Best practice for writing complex, three-part, interchangeable "uniq" ruby block-CodePudding

I have an array of hashes:

array = [
{foo: 1, bar1: 2 bar2: 3, bar3: 4},
{foo: 2, bar1: 3 bar2: 4, bar3: 5},
{foo: 3, bar1: 4 bar2: 5, bar4: 6},
etc
]

I want to eliminate some redundant results from this array. Specifically, I want to eliminate any results where foo, bar1, and bar2 are identical across multiple objects, which can easily be done like so:

array.uniq! { |object| [object.foo, object.bar1, object.bar2] }

However, there is an additional edge case where I must also eliminate one of the following objects, which I don't know how to solve:

{foo: 1, bar1: 3 bar2: 2,...}
{foo: 1, bar1: 2 bar2: 3,...}

Specifically, bar1 and bar2 may be switched in some of the data, and I want to only have unique results where those two are collectively the same pair. (2, 3 should be considered redundant as 3, 2).
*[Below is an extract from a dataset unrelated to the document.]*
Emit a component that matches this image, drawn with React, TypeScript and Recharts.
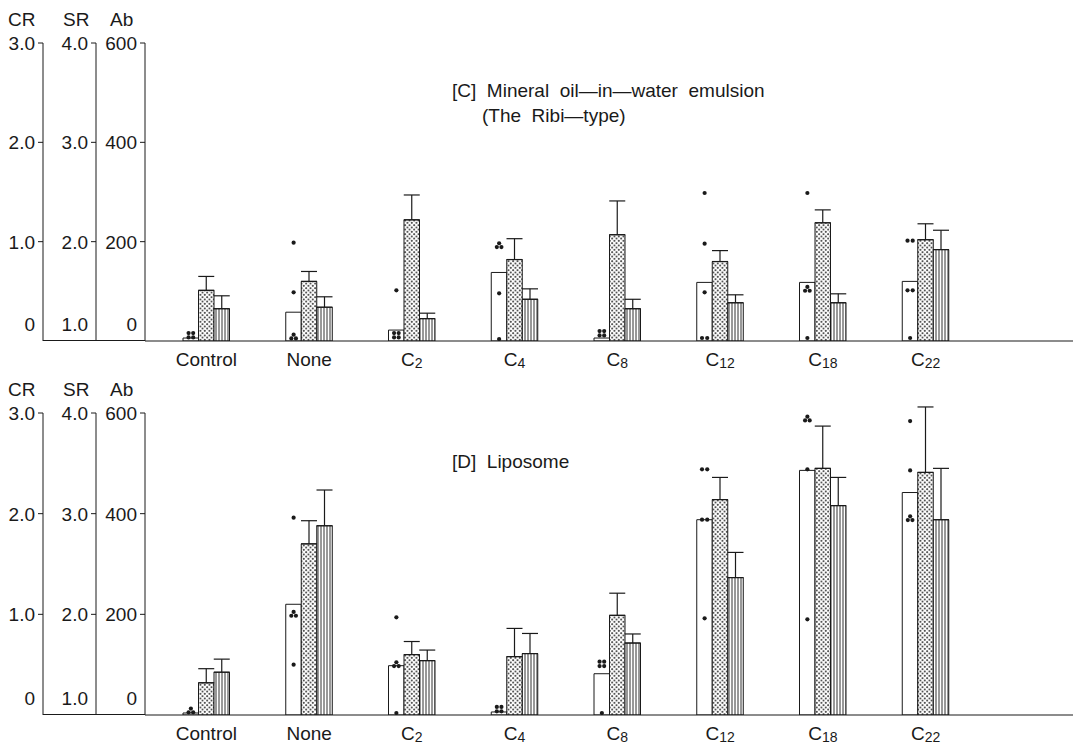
import { Bar, ComposedChart, ErrorBar, Scatter, XAxis, YAxis } from "recharts";

const categories = ["Control", "None", "C2", "C4", "C8", "C12", "C18", "C22"];

// [C] mineral oil-in-water emulsion (Ribi type)
const crMeanC = [0.03, 0.29, 0.11, 0.69, 0.03, 0.59, 0.59, 0.6];
const srMeanC = [1.51, 1.6, 2.22, 1.82, 2.07, 1.8, 2.19, 2.02];
const srErrC = [0.14, 0.1, 0.25, 0.21, 0.34, 0.11, 0.13, 0.16];
const abMeanC = [65, 68, 45, 84, 65, 77, 77, 184];
const abErrC = [26, 21, 11, 21, 19, 16, 18, 39];
// individual CR values: [value, animals at that value]
const crPointsC = [
  [[0.05, 4]],
  [[0.99, 1], [0.49, 1], [0.04, 3]],
  [[0.51, 1], [0.05, 4]],
  [[0.96, 3], [0.48, 1], [0.02, 1]],
  [[0.07, 4]],
  [[1.49, 1], [0.98, 1], [0.49, 1], [0.03, 2]],
  [[1.49, 1], [0.52, 3], [0.03, 1]],
  [[1.01, 2], [0.51, 2], [0.03, 1]],
];

// [D] liposome
const crMeanD = [0.02, 1.1, 0.49, 0.03, 0.41, 1.94, 2.43, 2.21];
const srMeanD = [1.32, 2.7, 1.6, 1.58, 1.99, 3.14, 3.45, 3.41];
const srErrD = [0.14, 0.23, 0.13, 0.28, 0.22, 0.22, 0.42, 0.65];
const abMeanD = [85, 376, 108, 122, 143, 273, 416, 388];
const abErrD = [26, 71, 21, 40, 18, 50, 56, 102];
const crPointsD = [
  [[0.04, 3]],
  [[1.96, 1], [1.0, 3], [0.5, 1]],
  [[0.97, 1], [0.5, 3], [0.02, 1]],
  [[0.05, 4]],
  [[0.5, 4], [0.02, 1]],
  [[2.44, 2], [1.94, 2], [0.96, 1]],
  [[2.94, 3], [2.44, 1], [0.95, 1]],
  [[2.92, 1], [2.43, 1], [1.95, 3]],
];

const crTicks = [0, 1, 2, 3];
const srTicks = [1, 2, 3, 4];
const abTicks = [0, 200, 400, 600];

const FONT = "'Liberation Sans', Arial, sans-serif";
const INK = "#1a1a1a";
const BAR = 15.5;

function buildRows(cr, sr, srErr, ab, abErr, pts) {
  return categories.map((name, i) => {
    const row: any = {
      name,
      cr: cr[i],
      sr: sr[i],
      srErr: [0, srErr[i]],
      ab: ab[i],
      abErr: [0, abErr[i]],
    };
    pts[i].forEach(([v, n], k) => {
      row[`p${k}`] = v;
      row[`n${k}`] = n;
    });
    return row;
  });
}

const rowsC = buildRows(crMeanC, srMeanC, srErrC, abMeanC, abErrC, crPointsC);
const rowsD = buildRows(crMeanD, srMeanD, srErrD, abMeanD, abErrD, crPointsD);

function ValTick(props: any) {
  const { x, y, payload, min, fmt } = props;
  const v = payload.value;
  const isMin = v === min;
  return (
    <g>
      {!isMin && <line x1={x + 3} x2={x + 8} y1={y} y2={y} stroke={INK} strokeWidth={1} />}
      <text x={x} y={isMin ? y - 17 : y} dy="0.36em" textAnchor="end" fontSize={19} fontFamily={FONT} fill={INK}>
        {fmt(v)}
      </text>
    </g>
  );
}

function CatTick(props: any) {
  const { x, y, payload } = props;
  const m = /^C(\d+)$/.exec(payload.value);
  return (
    <text x={x} y={y + 17} textAnchor="middle" fontSize={19} fontFamily={FONT} fill={INK}>
      {m ? (
        <>
          C
          <tspan fontSize={14} dy={2}>
            {m[1]}
          </tspan>
        </>
      ) : (
        payload.value
      )}
    </text>
  );
}

const dotShape = (k: number) => (props: any) => {
  const { cx, cy, payload } = props;
  if (!payload || payload[`p${k}`] == null || !Number.isFinite(cx) || !Number.isFinite(cy)) return <g />;
  const n = payload[`n${k}`];
  const x = cx - BAR;
  let offs: number[][] = [[0, 0]];
  if (n === 2) offs = [[-2.6, 0], [2.6, 0]];
  if (n === 3) offs = [[-2.3, 1.4], [2.3, 1.4], [0, -2.4]];
  if (n >= 4) offs = [[-2.3, 1.4], [2.3, 1.4], [-2.3, -3], [2.3, -3]];
  return (
    <g>
      {offs.map(([dx, dy], j) => (
        <circle key={j} cx={x + dx} cy={cy + dy} r={2.1} fill={INK} />
      ))}
    </g>
  );
};

function Panel({ rows, id, top, plotH, title }: any) {
  const height = top + plotH + 30;
  return (
    <div style={{ position: "relative", width: 1073, height }}>
      <ComposedChart
        width={1073}
        height={height}
        data={rows}
        margin={{ top, right: 0, bottom: 0, left: 0 }}
        barGap={0}
        barSize={BAR}
      >
        <defs>
          <pattern id={`dots${id}`} width={4.5} height={4.5} patternUnits="userSpaceOnUse">
            <rect width={4.5} height={4.5} fill="#fff" />
            <circle cx={1.1} cy={1.1} r={0.95} fill={INK} />
            <circle cx={3.35} cy={3.35} r={0.95} fill={INK} />
          </pattern>
          <pattern id={`stripes${id}`} width={3} height={4} patternUnits="userSpaceOnUse">
            <rect width={3} height={4} fill="#fff" />
            <line x1={1} x2={1} y1={0} y2={4} stroke={INK} strokeWidth={0.9} />
          </pattern>
        </defs>
        <XAxis
          dataKey="name"
          type="category"
          interval={0}
          padding={{ left: 10, right: 104 }}
          tickLine={false}
          axisLine={{ stroke: INK, strokeWidth: 1.2 }}
          height={30}
          tick={(p: any) => <CatTick {...p} />}
        />
        <YAxis
          yAxisId="a_ab"
          type="number"
          domain={[0, 600]}
          ticks={abTicks}
          interval={0}
          width={49}
          tickLine={false}
          tickSize={5}
          tickMargin={3}
          axisLine={{ stroke: INK }}
          allowDataOverflow
          tick={(p: any) => <ValTick {...p} min={0} fmt={(v: number) => String(v)} />}
        />
        <YAxis
          yAxisId="b_sr"
          type="number"
          domain={[1, 4]}
          ticks={srTicks}
          interval={0}
          width={53}
          tickLine={false}
          tickSize={5}
          tickMargin={3}
          axisLine={{ stroke: INK }}
          allowDataOverflow
          tick={(p: any) => <ValTick {...p} min={1} fmt={(v: number) => v.toFixed(1)} />}
        />
        <YAxis
          yAxisId="c_cr"
          type="number"
          domain={[0, 3]}
          ticks={crTicks}
          interval={0}
          width={35}
          tickLine={false}
          tickSize={5}
          tickMargin={3}
          axisLine={{ stroke: INK }}
          allowDataOverflow
          tick={(p: any) => <ValTick {...p} min={0} fmt={(v: number) => (v === 0 ? "0" : v.toFixed(1))} />}
        />
        <Bar yAxisId="c_cr" dataKey="cr" fill="#fff" stroke={INK} strokeWidth={1} isAnimationActive={false} />
        <Bar yAxisId="b_sr" dataKey="sr" fill={`url(#dots${id})`} stroke={INK} strokeWidth={1} isAnimationActive={false}>
          <ErrorBar dataKey="srErr" direction="y" width={8} stroke={INK} strokeWidth={1.2} />
        </Bar>
        <Bar yAxisId="a_ab" dataKey="ab" fill={`url(#stripes${id})`} stroke={INK} strokeWidth={1} isAnimationActive={false}>
          <ErrorBar dataKey="abErr" direction="y" width={8} stroke={INK} strokeWidth={1.2} />
        </Bar>
        {[0, 1, 2, 3].map((k) => (
          <Scatter key={k} yAxisId="c_cr" dataKey={`p${k}`} shape={dotShape(k)} isAnimationActive={false} />
        ))}
      </ComposedChart>
      <div style={{ position: "absolute", left: 35, top: top + plotH - 1, width: 102, borderTop: `1.2px solid ${INK}` }} />
      {[
        ["CR", 0],
        ["SR", 55],
        ["Ab", 102],
      ].map(([t, l]) => (
        <div
          key={t as string}
          style={{ position: "absolute", left: l as number, top: top - 34, fontSize: 19, lineHeight: "22px", fontFamily: FONT, color: INK }}
        >
          {t}
        </div>
      ))}
      {title.map(([t, l, tp]: any, i: number) => (
        <div
          key={i}
          style={{ position: "absolute", left: l, top: tp, fontSize: 19, lineHeight: "22px", fontFamily: FONT, color: INK, whiteSpace: "pre" }}
        >
          {t}
        </div>
      ))}
    </div>
  );
}

export default function App() {
  return (
    <div style={{ width: 1073, fontFamily: FONT }}>
      <Panel
        rows={rowsC}
        id="C"
        top={35}
        plotH={298}
        title={[
          ["[C]  Mineral  oil—in—water  emulsion", 444, 72],
          ["(The  Ribi—type)", 474, 97],
        ]}
      />
      <Panel rows={rowsD} id="D" top={42} plotH={302} title={[["[D]  Liposome", 444, 80]]} />
    </div>
  );
}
CodePudding user response：

After fully writing up this question I realized I had an answer, but I'm not sure how ideal it is. I simply combined the two interchangeable variables into a single array and then sorted them, which guarantees that they will always be identical even if they two values are switched:

array.uniq! { |object| [ object.foo, [object.bar1, object.bar2].sort ] }

I'd love to know if anyone has better solutions.

Also, unsurprisingly, inserting a uniq! method into a large sorting action is causing some performance issues, so I'm exploring ways to further optimize it by adding additional filters etc. This is all for a cache for an API endpoint.
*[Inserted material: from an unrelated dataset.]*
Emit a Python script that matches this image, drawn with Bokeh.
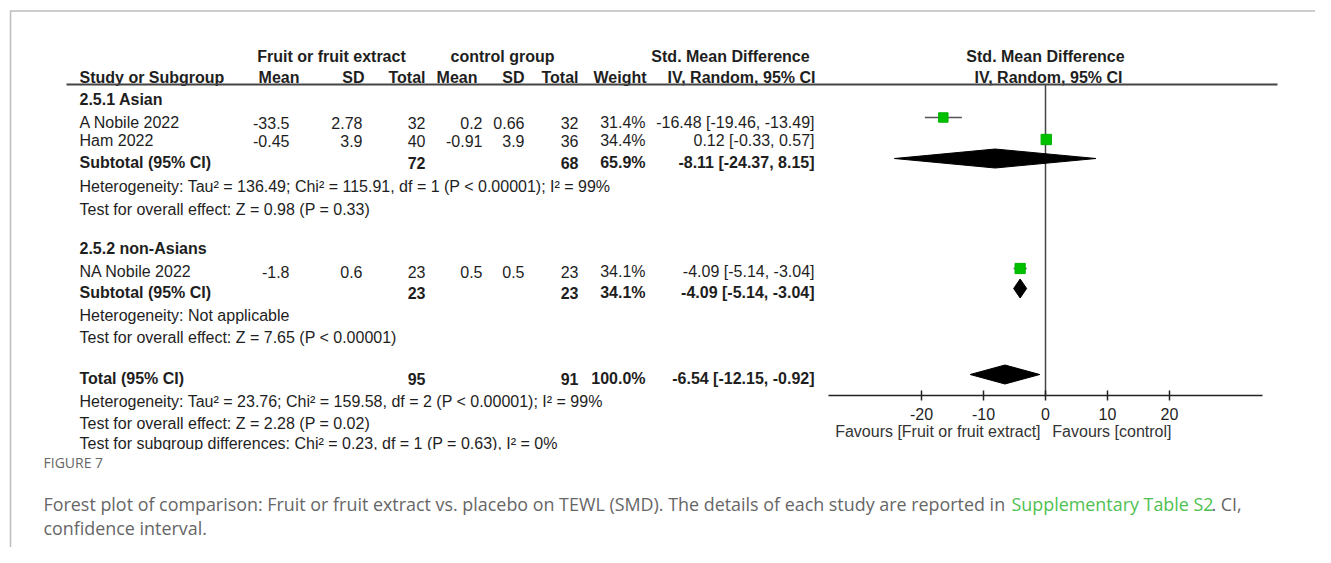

CodePudding user response：

Since you have special equality rules, it seems like the most performant solution would be to override the Object#hash and Object#eql? functions as these are what is used by Array#uniq. If you have millions of records this may well be necessary for adequate performance.

require 'pp'
class MyHash < Hash
  def hash
    # Note that the XOR operator is commutative, so the three values
    # can be in any order and still output the same hash.
    self[:foo].hash ^ self[:bar1].hash ^ self[:bar2].hash
  end

  def eql?(other)
    # I think this is a bit ugly, and welcome suggestions for better 
    # performance and readability.
    self[:foo] == other[:foo] && (
      self[:bar1] == other[:bar1] && self[:bar2] == other[:bar2]
    ) || (
      self[:bar1] == other[:bar2] && self[:bar2] == other[:bar1]
    )
  end
end

a = MyHash[foo: 10, bar1: 2, bar2: 3, ignored: 'a']
b = MyHash[foo: 10, bar1: 3, bar2: 2, ignored: 'b']
c = MyHash[foo: 20, bar1: 2, bar2: 3, ignored: 'c']
d = MyHash[foo: 20, bar1: 3, bar2: 2, ignored: 'd']
e = MyHash[foo: 2, bar1: 20, bar2: 3, ignored: 'e']
f = MyHash[foo: 3, bar1: 2, bar2: 20, ignored: 'f']


puts a.hash #=> 3556565295874809176
puts b.hash #=> 3556565295874809176
puts c.hash #=> 2914353897173641784
puts d.hash #=> 2914353897173641784
puts e.hash #=> 2914353897173641784
puts f.hash #=> 2914353897173641784

array = [a, b, c, d, e, f]

pp array      #=> [{:foo=>10, :bar1=>2, :bar2=>3, :ignored=>"a"},
              #    {:foo=>10, :bar1=>3, :bar2=>2, :ignored=>"b"},
              #    {:foo=>20, :bar1=>2, :bar2=>3, :ignored=>"c"},
              #    {:foo=>20, :bar1=>3, :bar2=>2, :ignored=>"d"},
              #    {:foo=>2, :bar1=>20, :bar2=>3, :ignored=>"e"},
              #    {:foo=>3, :bar1=>2, :bar2=>20, :ignored=>"f"}]

pp array.uniq #=> [{:foo=>10, :bar1=>2, :bar2=>3, :ignored=>"a"},
              #    {:foo=>20, :bar1=>2, :bar2=>3, :ignored=>"c"},
              #    {:foo=>2, :bar1=>20, :bar2=>3, :ignored=>"e"},
              #    {:foo=>3, :bar1=>2, :bar2=>20, :ignored=>"f"}]

If you just have thousands of records then the solution you proposed should be completely fine.

array.uniq! { |object| [ object[:foo], [object[:bar1], object[:bar2]].sort ] }